● **COLLECTED DATA**:
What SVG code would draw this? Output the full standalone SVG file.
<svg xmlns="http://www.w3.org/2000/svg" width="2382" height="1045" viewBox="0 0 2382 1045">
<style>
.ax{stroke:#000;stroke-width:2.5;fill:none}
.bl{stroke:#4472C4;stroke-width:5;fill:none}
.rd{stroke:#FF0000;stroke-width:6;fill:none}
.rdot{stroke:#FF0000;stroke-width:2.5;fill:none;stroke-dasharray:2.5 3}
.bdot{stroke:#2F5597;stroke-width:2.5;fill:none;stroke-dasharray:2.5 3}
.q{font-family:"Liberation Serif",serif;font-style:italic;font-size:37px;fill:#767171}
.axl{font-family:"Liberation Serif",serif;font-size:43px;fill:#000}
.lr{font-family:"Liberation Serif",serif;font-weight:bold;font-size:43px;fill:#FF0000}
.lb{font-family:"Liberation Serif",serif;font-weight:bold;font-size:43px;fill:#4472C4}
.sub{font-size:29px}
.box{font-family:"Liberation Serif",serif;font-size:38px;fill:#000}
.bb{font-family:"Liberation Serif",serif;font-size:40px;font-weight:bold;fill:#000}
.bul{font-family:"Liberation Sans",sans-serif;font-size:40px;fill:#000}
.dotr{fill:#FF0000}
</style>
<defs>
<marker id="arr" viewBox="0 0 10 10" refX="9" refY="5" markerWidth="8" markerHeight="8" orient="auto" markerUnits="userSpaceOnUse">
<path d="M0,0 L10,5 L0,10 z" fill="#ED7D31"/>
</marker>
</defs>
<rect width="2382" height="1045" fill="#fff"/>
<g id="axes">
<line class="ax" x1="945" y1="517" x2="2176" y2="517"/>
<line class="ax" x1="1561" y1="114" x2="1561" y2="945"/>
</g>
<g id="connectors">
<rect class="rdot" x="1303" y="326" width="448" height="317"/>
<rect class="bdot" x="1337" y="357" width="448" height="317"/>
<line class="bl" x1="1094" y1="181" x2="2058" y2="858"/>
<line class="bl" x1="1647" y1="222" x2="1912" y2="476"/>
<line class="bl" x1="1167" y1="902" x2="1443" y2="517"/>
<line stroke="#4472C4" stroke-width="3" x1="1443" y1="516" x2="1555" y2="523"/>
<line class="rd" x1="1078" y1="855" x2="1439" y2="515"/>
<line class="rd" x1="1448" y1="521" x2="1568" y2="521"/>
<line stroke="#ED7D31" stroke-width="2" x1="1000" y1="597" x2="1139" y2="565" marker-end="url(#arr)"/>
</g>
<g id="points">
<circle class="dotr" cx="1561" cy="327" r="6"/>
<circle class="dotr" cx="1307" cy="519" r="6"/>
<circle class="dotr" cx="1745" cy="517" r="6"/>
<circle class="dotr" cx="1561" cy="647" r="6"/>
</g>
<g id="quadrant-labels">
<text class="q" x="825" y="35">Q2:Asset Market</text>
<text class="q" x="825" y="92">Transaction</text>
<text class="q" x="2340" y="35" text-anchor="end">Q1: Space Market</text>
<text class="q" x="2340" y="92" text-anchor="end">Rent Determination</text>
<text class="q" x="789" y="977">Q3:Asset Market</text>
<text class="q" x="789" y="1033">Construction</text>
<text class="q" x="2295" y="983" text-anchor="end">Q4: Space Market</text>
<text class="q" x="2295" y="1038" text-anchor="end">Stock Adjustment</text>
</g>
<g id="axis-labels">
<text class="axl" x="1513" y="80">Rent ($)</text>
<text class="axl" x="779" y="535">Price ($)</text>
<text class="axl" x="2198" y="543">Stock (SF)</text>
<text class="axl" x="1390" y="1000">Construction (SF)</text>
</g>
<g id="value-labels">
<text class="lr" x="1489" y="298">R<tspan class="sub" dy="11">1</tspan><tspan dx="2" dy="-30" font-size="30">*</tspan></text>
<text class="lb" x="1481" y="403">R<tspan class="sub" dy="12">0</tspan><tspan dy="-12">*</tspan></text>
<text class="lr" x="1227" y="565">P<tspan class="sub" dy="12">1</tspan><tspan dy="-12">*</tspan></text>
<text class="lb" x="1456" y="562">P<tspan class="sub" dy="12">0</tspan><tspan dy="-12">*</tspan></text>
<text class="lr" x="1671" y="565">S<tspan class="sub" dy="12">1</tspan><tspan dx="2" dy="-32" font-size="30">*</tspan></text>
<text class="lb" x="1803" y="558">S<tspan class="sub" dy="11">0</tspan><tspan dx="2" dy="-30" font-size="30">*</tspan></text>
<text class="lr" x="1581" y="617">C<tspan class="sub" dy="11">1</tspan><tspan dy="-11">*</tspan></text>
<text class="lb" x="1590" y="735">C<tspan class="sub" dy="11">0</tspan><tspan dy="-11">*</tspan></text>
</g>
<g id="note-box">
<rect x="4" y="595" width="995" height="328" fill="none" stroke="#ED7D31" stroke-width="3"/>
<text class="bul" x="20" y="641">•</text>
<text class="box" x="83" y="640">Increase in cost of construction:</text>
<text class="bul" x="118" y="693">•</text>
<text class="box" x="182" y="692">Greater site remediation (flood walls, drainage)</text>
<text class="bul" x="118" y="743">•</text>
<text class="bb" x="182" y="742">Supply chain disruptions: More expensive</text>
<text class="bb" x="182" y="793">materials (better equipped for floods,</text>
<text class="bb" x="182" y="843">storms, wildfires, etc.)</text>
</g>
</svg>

● **EXERCISE AIM**:
Extract the data in full. Keep it word for word.

● **EXPECTED ANSWER**:
What SVG code would draw this? Output the full standalone SVG file.
<svg xmlns="http://www.w3.org/2000/svg" width="2382" height="1045" viewBox="0 0 2382 1045">
<style>
.ax{stroke:#000;stroke-width:2.5;fill:none}
.bl{stroke:#4472C4;stroke-width:5;fill:none}
.rd{stroke:#FF0000;stroke-width:6;fill:none}
.rdot{stroke:#FF0000;stroke-width:2.5;fill:none;stroke-dasharray:2.5 3}
.bdot{stroke:#2F5597;stroke-width:2.5;fill:none;stroke-dasharray:2.5 3}
.q{font-family:"Liberation Serif",serif;font-style:italic;font-size:37px;fill:#767171}
.axl{font-family:"Liberation Serif",serif;font-size:43px;fill:#000}
.lr{font-family:"Liberation Serif",serif;font-weight:bold;font-size:43px;fill:#FF0000}
.lb{font-family:"Liberation Serif",serif;font-weight:bold;font-size:43px;fill:#4472C4}
.sub{font-size:29px}
.box{font-family:"Liberation Serif",serif;font-size:38px;fill:#000}
.bb{font-family:"Liberation Serif",serif;font-size:40px;font-weight:bold;fill:#000}
.bul{font-family:"Liberation Sans",sans-serif;font-size:40px;fill:#000}
.dotr{fill:#FF0000}
</style>
<defs>
<marker id="arr" viewBox="0 0 10 10" refX="9" refY="5" markerWidth="8" markerHeight="8" orient="auto" markerUnits="userSpaceOnUse">
<path d="M0,0 L10,5 L0,10 z" fill="#ED7D31"/>
</marker>
</defs>
<rect width="2382" height="1045" fill="#fff"/>
<g id="axes">
<line class="ax" x1="945" y1="517" x2="2176" y2="517"/>
<line class="ax" x1="1561" y1="114" x2="1561" y2="945"/>
</g>
<g id="connectors">
<rect class="rdot" x="1303" y="326" width="448" height="317"/>
<rect class="bdot" x="1337" y="357" width="448" height="317"/>
<line class="bl" x1="1094" y1="181" x2="2058" y2="858"/>
<line class="bl" x1="1647" y1="222" x2="1912" y2="476"/>
<line class="bl" x1="1167" y1="902" x2="1443" y2="517"/>
<line stroke="#4472C4" stroke-width="3" x1="1443" y1="516" x2="1555" y2="523"/>
<line class="rd" x1="1078" y1="855" x2="1439" y2="515"/>
<line class="rd" x1="1448" y1="521" x2="1568" y2="521"/>
<line stroke="#ED7D31" stroke-width="2" x1="1000" y1="597" x2="1139" y2="565" marker-end="url(#arr)"/>
</g>
<g id="points">
<circle class="dotr" cx="1561" cy="327" r="6"/>
<circle class="dotr" cx="1307" cy="519" r="6"/>
<circle class="dotr" cx="1745" cy="517" r="6"/>
<circle class="dotr" cx="1561" cy="647" r="6"/>
</g>
<g id="quadrant-labels">
<text class="q" x="825" y="35">Q2:Asset Market</text>
<text class="q" x="825" y="92">Transaction</text>
<text class="q" x="2340" y="35" text-anchor="end">Q1: Space Market</text>
<text class="q" x="2340" y="92" text-anchor="end">Rent Determination</text>
<text class="q" x="789" y="977">Q3:Asset Market</text>
<text class="q" x="789" y="1033">Construction</text>
<text class="q" x="2295" y="983" text-anchor="end">Q4: Space Market</text>
<text class="q" x="2295" y="1038" text-anchor="end">Stock Adjustment</text>
</g>
<g id="axis-labels">
<text class="axl" x="1513" y="80">Rent ($)</text>
<text class="axl" x="779" y="535">Price ($)</text>
<text class="axl" x="2198" y="543">Stock (SF)</text>
<text class="axl" x="1390" y="1000">Construction (SF)</text>
</g>
<g id="value-labels">
<text class="lr" x="1489" y="298">R<tspan class="sub" dy="11">1</tspan><tspan dx="2" dy="-30" font-size="30">*</tspan></text>
<text class="lb" x="1481" y="403">R<tspan class="sub" dy="12">0</tspan><tspan dy="-12">*</tspan></text>
<text class="lr" x="1227" y="565">P<tspan class="sub" dy="12">1</tspan><tspan dy="-12">*</tspan></text>
<text class="lb" x="1456" y="562">P<tspan class="sub" dy="12">0</tspan><tspan dy="-12">*</tspan></text>
<text class="lr" x="1671" y="565">S<tspan class="sub" dy="12">1</tspan><tspan dx="2" dy="-32" font-size="30">*</tspan></text>
<text class="lb" x="1803" y="558">S<tspan class="sub" dy="11">0</tspan><tspan dx="2" dy="-30" font-size="30">*</tspan></text>
<text class="lr" x="1581" y="617">C<tspan class="sub" dy="11">1</tspan><tspan dy="-11">*</tspan></text>
<text class="lb" x="1590" y="735">C<tspan class="sub" dy="11">0</tspan><tspan dy="-11">*</tspan></text>
</g>
<g id="note-box">
<rect x="4" y="595" width="995" height="328" fill="none" stroke="#ED7D31" stroke-width="3"/>
<text class="bul" x="20" y="641">•</text>
<text class="box" x="83" y="640">Increase in cost of construction:</text>
<text class="bul" x="118" y="693">•</text>
<text class="box" x="182" y="692">Greater site remediation (flood walls, drainage)</text>
<text class="bul" x="118" y="743">•</text>
<text class="bb" x="182" y="742">Supply chain disruptions: More expensive</text>
<text class="bb" x="182" y="793">materials (better equipped for floods,</text>
<text class="bb" x="182" y="843">storms, wildfires, etc.)</text>
</g>
</svg>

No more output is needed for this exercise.